SHORT TASK: Retype the whole listing, please, keeping every line exact and dropping the pictures.

DATA:
##############################

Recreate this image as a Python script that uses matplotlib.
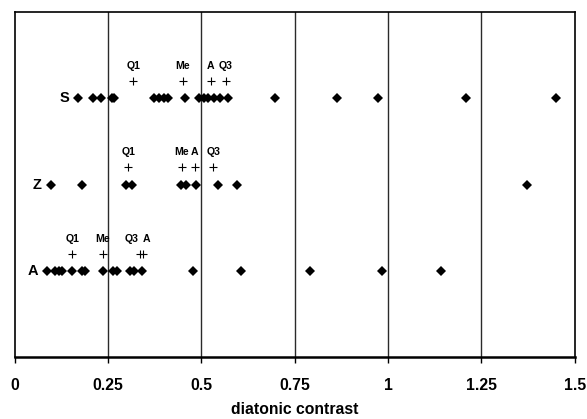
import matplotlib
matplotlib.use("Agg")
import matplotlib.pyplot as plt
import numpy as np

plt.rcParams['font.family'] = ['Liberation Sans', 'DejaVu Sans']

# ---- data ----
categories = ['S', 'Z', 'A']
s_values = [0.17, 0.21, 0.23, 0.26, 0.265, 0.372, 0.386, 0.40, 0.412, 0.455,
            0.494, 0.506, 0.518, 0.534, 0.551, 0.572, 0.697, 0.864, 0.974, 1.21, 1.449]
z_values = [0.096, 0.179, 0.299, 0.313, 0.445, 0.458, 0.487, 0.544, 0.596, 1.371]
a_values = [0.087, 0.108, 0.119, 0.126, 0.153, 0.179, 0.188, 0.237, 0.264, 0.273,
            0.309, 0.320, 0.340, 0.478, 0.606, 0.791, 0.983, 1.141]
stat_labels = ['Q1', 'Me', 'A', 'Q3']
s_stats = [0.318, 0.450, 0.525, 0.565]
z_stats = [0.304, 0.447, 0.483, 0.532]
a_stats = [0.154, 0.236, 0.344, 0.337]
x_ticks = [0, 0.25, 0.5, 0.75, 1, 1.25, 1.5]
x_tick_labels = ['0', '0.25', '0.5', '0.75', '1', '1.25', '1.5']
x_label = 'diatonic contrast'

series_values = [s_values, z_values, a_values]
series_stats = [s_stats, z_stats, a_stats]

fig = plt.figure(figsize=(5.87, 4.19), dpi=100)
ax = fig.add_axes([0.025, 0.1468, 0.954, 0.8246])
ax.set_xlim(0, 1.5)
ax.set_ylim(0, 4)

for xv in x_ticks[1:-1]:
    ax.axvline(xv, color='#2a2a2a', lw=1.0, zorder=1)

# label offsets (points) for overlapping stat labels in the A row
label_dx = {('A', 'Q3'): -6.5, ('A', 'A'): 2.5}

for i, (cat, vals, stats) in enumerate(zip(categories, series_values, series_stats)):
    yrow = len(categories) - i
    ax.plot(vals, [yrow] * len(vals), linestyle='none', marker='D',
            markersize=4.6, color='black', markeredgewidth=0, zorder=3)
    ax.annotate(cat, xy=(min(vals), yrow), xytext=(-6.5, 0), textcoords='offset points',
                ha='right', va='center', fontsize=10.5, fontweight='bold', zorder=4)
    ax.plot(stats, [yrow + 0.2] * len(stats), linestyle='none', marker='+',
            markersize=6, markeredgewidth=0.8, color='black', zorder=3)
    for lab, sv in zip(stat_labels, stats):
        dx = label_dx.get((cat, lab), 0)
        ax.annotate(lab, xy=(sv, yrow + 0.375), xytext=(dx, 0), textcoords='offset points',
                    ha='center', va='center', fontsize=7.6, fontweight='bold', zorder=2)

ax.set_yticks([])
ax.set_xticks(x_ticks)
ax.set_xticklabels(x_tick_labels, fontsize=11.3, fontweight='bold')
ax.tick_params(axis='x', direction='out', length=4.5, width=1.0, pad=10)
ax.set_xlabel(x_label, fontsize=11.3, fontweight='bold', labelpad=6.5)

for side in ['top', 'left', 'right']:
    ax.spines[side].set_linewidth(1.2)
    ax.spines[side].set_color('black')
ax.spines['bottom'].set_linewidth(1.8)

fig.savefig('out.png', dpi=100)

##############################

RESPONSE TO THE TASK:
Recreate this image as a Python script that uses matplotlib.
import matplotlib
matplotlib.use("Agg")
import matplotlib.pyplot as plt
import numpy as np

plt.rcParams['font.family'] = ['Liberation Sans', 'DejaVu Sans']

# ---- data ----
categories = ['S', 'Z', 'A']
s_values = [0.17, 0.21, 0.23, 0.26, 0.265, 0.372, 0.386, 0.40, 0.412, 0.455,
            0.494, 0.506, 0.518, 0.534, 0.551, 0.572, 0.697, 0.864, 0.974, 1.21, 1.449]
z_values = [0.096, 0.179, 0.299, 0.313, 0.445, 0.458, 0.487, 0.544, 0.596, 1.371]
a_values = [0.087, 0.108, 0.119, 0.126, 0.153, 0.179, 0.188, 0.237, 0.264, 0.273,
            0.309, 0.320, 0.340, 0.478, 0.606, 0.791, 0.983, 1.141]
stat_labels = ['Q1', 'Me', 'A', 'Q3']
s_stats = [0.318, 0.450, 0.525, 0.565]
z_stats = [0.304, 0.447, 0.483, 0.532]
a_stats = [0.154, 0.236, 0.344, 0.337]
x_ticks = [0, 0.25, 0.5, 0.75, 1, 1.25, 1.5]
x_tick_labels = ['0', '0.25', '0.5', '0.75', '1', '1.25', '1.5']
x_label = 'diatonic contrast'

series_values = [s_values, z_values, a_values]
series_stats = [s_stats, z_stats, a_stats]

fig = plt.figure(figsize=(5.87, 4.19), dpi=100)
ax = fig.add_axes([0.025, 0.1468, 0.954, 0.8246])
ax.set_xlim(0, 1.5)
ax.set_ylim(0, 4)

for xv in x_ticks[1:-1]:
    ax.axvline(xv, color='#2a2a2a', lw=1.0, zorder=1)

# label offsets (points) for overlapping stat labels in the A row
label_dx = {('A', 'Q3'): -6.5, ('A', 'A'): 2.5}

for i, (cat, vals, stats) in enumerate(zip(categories, series_values, series_stats)):
    yrow = len(categories) - i
    ax.plot(vals, [yrow] * len(vals), linestyle='none', marker='D',
            markersize=4.6, color='black', markeredgewidth=0, zorder=3)
    ax.annotate(cat, xy=(min(vals), yrow), xytext=(-6.5, 0), textcoords='offset points',
                ha='right', va='center', fontsize=10.5, fontweight='bold', zorder=4)
    ax.plot(stats, [yrow + 0.2] * len(stats), linestyle='none', marker='+',
            markersize=6, markeredgewidth=0.8, color='black', zorder=3)
    for lab, sv in zip(stat_labels, stats):
        dx = label_dx.get((cat, lab), 0)
        ax.annotate(lab, xy=(sv, yrow + 0.375), xytext=(dx, 0), textcoords='offset points',
                    ha='center', va='center', fontsize=7.6, fontweight='bold', zorder=2)

ax.set_yticks([])
ax.set_xticks(x_ticks)
ax.set_xticklabels(x_tick_labels, fontsize=11.3, fontweight='bold')
ax.tick_params(axis='x', direction='out', length=4.5, width=1.0, pad=10)
ax.set_xlabel(x_label, fontsize=11.3, fontweight='bold', labelpad=6.5)

for side in ['top', 'left', 'right']:
    ax.spines[side].set_linewidth(1.2)
    ax.spines[side].set_color('black')
ax.spines['bottom'].set_linewidth(1.8)

fig.savefig('out.png', dpi=100)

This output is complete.